Boff is bias because he only stocks 3S motors.

If you want an impartial answer to your question then it depends entirely on the motors you are going to be using in your build. Some work best on 2S, some on 3S so when deciding how to upgrade your blaster it's always best to start with the motors.

The size of the pack is another factor to consider. 2S packs are generally smaller in size for the same capacity so if you have a small battery compartment, a 2S pack will like permit you higher capacity. For example, without using an ugly tray expander you can fit a 850mah 2S pack in a Stryfe tray but the biggest 3S I have found to fit is 350mah (this may have changed with the introduction of 'graphine' packs but I've not used those yet). Using a lower capacity 3S isn't necessarily a problem though. All you need to do is make sure you carry a spare and swap packs should you loose power during the day.
OldNoob

As noted, size of packs, with 3s being bigger, is a factor.

The key with pack selection is to ensure its matched to the motors you are using, MTB have made this easier by pre setting the RPM to the optimal range at their recommended voltage, e.g. Rhinos freewheel at 33k @ 3s and Honeybadgers at 36k @ 2s. This has a knock on in the RS where you pick a Rate of Fire by RPM.
The next factor, after the pysical size of the pack and its resultant performance, is the current loads imposed by the motors. A motor producing a given torque at a LOWER voltage will demand more CURRENT than a motor of similar power output at a higher voltage. This is to do with the conservation of energy, TLDR- you can't make something out of nothing. 3s motors will thus typically have lower CURRENT demand compared to a similarly spec'd 2s motor.
This becomes more obvious in 180 motors (master race) where the greater physical size enables them to produce monster torque (good news) relative to weedier 130's. Take the MTB hellcat, it makes a whopping 67mNm of torque, THREE TIMES that of a Rhino.

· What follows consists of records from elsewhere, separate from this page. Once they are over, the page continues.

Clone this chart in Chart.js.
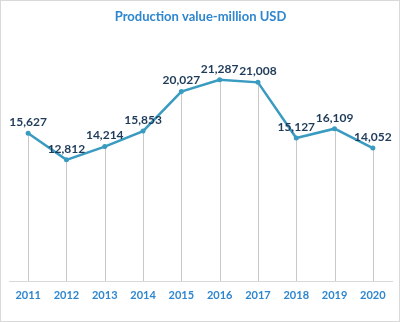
<!DOCTYPE html>
<html>
<head>
<meta charset="utf-8">
<script src="https://cdn.jsdelivr.net/npm/chart.js@4"></script>
<style>
  html, body { margin: 0; padding: 0; background: #fff; }
  #wrap { width: 398px; height: 320px; border: 1px solid #d9d9d9; }
</style>
</head>
<body>
<div id="wrap"><canvas id="prodChart" width="398" height="320"></canvas></div>
<script>
var years = ['2011', '2012', '2013', '2014', '2015', '2016', '2017', '2018', '2019', '2020'];
var values = [15627, 12812, 14214, 15853, 20027, 21287, 21008, 15127, 16109, 14052];

// drop lines from each point down to the x axis
var dropLines = {
    id: 'dropLines',
    beforeDatasetsDraw: function(chart) {
        var ctx = chart.ctx;
        var base = chart.scales.y.getPixelForValue(0);
        ctx.save();
        ctx.strokeStyle = '#c8c8c8';
        ctx.lineWidth = 1;
        chart.getDatasetMeta(0).data.forEach(function(pt) {
            var x = Math.round(pt.x) + 0.5;
            ctx.beginPath();
            ctx.moveTo(x, pt.y);
            ctx.lineTo(x, base);
            ctx.stroke();
        });
        ctx.restore();
    }
};

// value labels above points
var valueLabels = {
    id: 'valueLabels',
    afterDatasetsDraw: function(chart) {
        var ctx = chart.ctx;
        ctx.save();
        ctx.font = 'bold 12px Lato';
        ctx.fillStyle = '#1f3b5a';
        ctx.textAlign = 'center';
        ctx.textBaseline = 'bottom';
        chart.getDatasetMeta(0).data.forEach(function(pt, i) {
            ctx.fillText(values[i].toLocaleString('en-US'), pt.x, pt.y - 5);
        });
        ctx.restore();
    }
};

var ctx = document.getElementById('prodChart').getContext('2d');
var myChart = new Chart(ctx, {
    type: 'line',
    data: {
        labels: years,
        datasets: [{
            data: values,
            borderColor: '#3a9bc1',
            backgroundColor: '#3a9bc1',
            borderWidth: 2.5,
            pointRadius: 2.5,
            pointBorderWidth: 0,
            tension: 0
        }]
    },
    options: {
        responsive: false,
        animation: false,
        layout: { padding: { left: 8, right: 7, top: 0, bottom: 10 } },
        plugins: {
            legend: { display: false },
            tooltip: { enabled: false },
            title: {
                display: true,
                text: 'Production value-million USD',
                color: '#2e86cf',
                font: { family: 'Lato', size: 13, weight: 'bold' },
                padding: { top: 8, bottom: 20 }
            }
        },
        scales: {
            x: {
                offset: true,
                grid: { display: false, drawTicks: false },
                border: { display: true, color: '#d9d9d9', width: 1 },
                ticks: {
                    color: '#2e86cf',
                    font: { family: 'Lato', size: 11, weight: 'bold' },
                    padding: 8,
                    maxRotation: 0
                },
                afterFit: function(scale) { scale.height = 30; }
            },
            y: {
                display: false,
                min: 0,
                max: 25000
            }
        }
    },
    plugins: [dropLines, valueLabels]
});
</script>
</body>
</html>
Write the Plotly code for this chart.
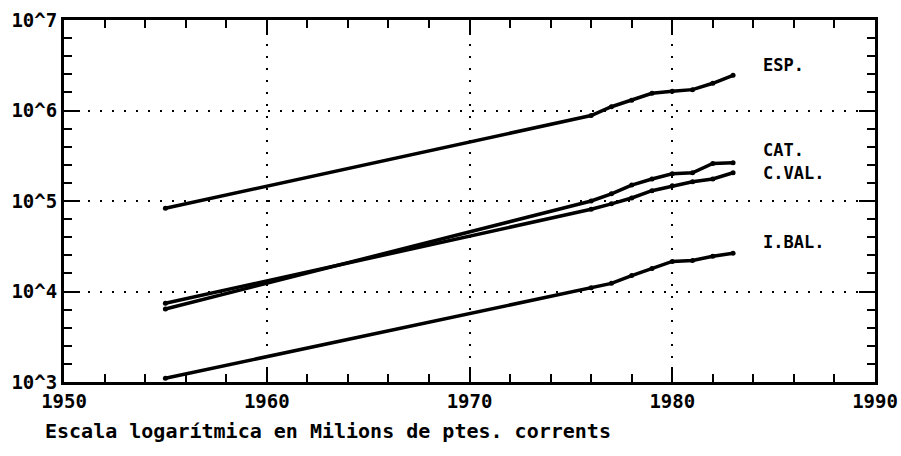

It does so with a stall current of 23A. The MTB Reaper, 2s 180 prototype makes about 70mNm of torque but at a whopping 41A stall load.
That load can be a factor in component choice and safety, for example 2 of the Reaper motors is 82A potential stall,which is 410 TIMES A LETHAL LEVEL for humans. That should make people consider MOSFETS and Fuses as far more essential in hi power builds than they do currently. A single MOSFET running the flywheel motors or a 40A master fuse would protect you in the event of a short during a  stall.